● **SHORT TASK**
Write out all records as given; omit images.

>> start

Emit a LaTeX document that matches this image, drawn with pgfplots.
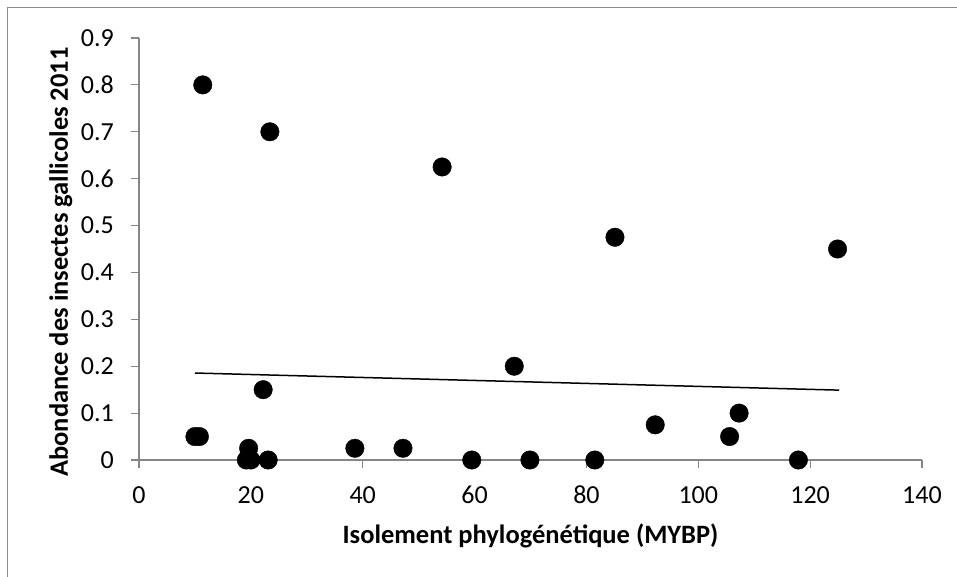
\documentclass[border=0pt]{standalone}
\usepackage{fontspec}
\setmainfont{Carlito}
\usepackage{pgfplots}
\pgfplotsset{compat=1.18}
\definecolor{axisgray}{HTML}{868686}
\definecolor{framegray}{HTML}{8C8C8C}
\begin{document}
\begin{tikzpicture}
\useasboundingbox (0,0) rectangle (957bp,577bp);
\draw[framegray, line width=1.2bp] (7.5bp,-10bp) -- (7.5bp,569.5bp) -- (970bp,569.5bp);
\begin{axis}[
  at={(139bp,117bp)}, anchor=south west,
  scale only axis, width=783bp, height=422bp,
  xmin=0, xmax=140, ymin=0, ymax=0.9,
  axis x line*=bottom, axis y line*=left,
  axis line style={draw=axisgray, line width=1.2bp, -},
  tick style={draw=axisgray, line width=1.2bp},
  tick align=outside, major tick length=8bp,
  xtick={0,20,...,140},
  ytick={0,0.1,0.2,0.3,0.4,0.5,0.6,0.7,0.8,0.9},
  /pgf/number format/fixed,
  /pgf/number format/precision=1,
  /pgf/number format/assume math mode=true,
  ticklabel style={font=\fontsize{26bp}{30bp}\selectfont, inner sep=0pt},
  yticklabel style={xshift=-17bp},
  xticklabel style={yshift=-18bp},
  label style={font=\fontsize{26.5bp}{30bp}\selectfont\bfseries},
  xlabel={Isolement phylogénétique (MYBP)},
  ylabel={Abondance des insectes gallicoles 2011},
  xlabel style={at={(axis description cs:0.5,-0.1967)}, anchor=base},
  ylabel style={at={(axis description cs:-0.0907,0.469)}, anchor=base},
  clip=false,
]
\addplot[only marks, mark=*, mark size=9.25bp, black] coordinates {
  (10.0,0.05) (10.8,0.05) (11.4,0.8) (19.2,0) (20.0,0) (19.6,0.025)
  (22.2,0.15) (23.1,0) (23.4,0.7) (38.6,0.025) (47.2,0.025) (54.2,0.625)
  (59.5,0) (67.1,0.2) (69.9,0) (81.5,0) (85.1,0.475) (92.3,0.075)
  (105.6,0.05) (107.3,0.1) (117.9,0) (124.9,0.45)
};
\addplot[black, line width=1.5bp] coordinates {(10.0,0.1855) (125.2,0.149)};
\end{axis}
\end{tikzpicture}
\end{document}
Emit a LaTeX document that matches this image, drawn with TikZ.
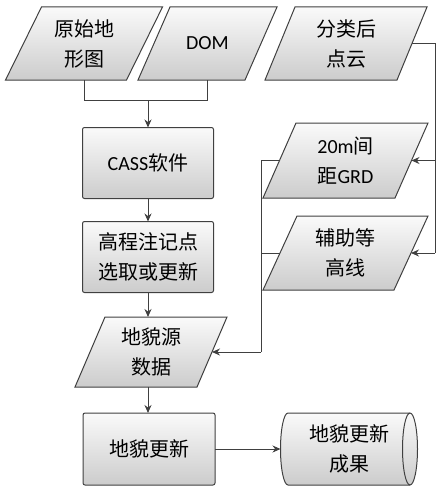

>> end

● **WRITTEN RESPONSE**
Emit a LaTeX document that matches this image, drawn with pgfplots.
\documentclass[border=0pt]{standalone}
\usepackage{fontspec}
\setmainfont{Carlito}
\usepackage{pgfplots}
\pgfplotsset{compat=1.18}
\definecolor{axisgray}{HTML}{868686}
\definecolor{framegray}{HTML}{8C8C8C}
\begin{document}
\begin{tikzpicture}
\useasboundingbox (0,0) rectangle (957bp,577bp);
\draw[framegray, line width=1.2bp] (7.5bp,-10bp) -- (7.5bp,569.5bp) -- (970bp,569.5bp);
\begin{axis}[
  at={(139bp,117bp)}, anchor=south west,
  scale only axis, width=783bp, height=422bp,
  xmin=0, xmax=140, ymin=0, ymax=0.9,
  axis x line*=bottom, axis y line*=left,
  axis line style={draw=axisgray, line width=1.2bp, -},
  tick style={draw=axisgray, line width=1.2bp},
  tick align=outside, major tick length=8bp,
  xtick={0,20,...,140},
  ytick={0,0.1,0.2,0.3,0.4,0.5,0.6,0.7,0.8,0.9},
  /pgf/number format/fixed,
  /pgf/number format/precision=1,
  /pgf/number format/assume math mode=true,
  ticklabel style={font=\fontsize{26bp}{30bp}\selectfont, inner sep=0pt},
  yticklabel style={xshift=-17bp},
  xticklabel style={yshift=-18bp},
  label style={font=\fontsize{26.5bp}{30bp}\selectfont\bfseries},
  xlabel={Isolement phylogénétique (MYBP)},
  ylabel={Abondance des insectes gallicoles 2011},
  xlabel style={at={(axis description cs:0.5,-0.1967)}, anchor=base},
  ylabel style={at={(axis description cs:-0.0907,0.469)}, anchor=base},
  clip=false,
]
\addplot[only marks, mark=*, mark size=9.25bp, black] coordinates {
  (10.0,0.05) (10.8,0.05) (11.4,0.8) (19.2,0) (20.0,0) (19.6,0.025)
  (22.2,0.15) (23.1,0) (23.4,0.7) (38.6,0.025) (47.2,0.025) (54.2,0.625)
  (59.5,0) (67.1,0.2) (69.9,0) (81.5,0) (85.1,0.475) (92.3,0.075)
  (105.6,0.05) (107.3,0.1) (117.9,0) (124.9,0.45)
};
\addplot[black, line width=1.5bp] coordinates {(10.0,0.1855) (125.2,0.149)};
\end{axis}
\end{tikzpicture}
\end{document}
Emit a LaTeX document that matches this image, drawn with TikZ.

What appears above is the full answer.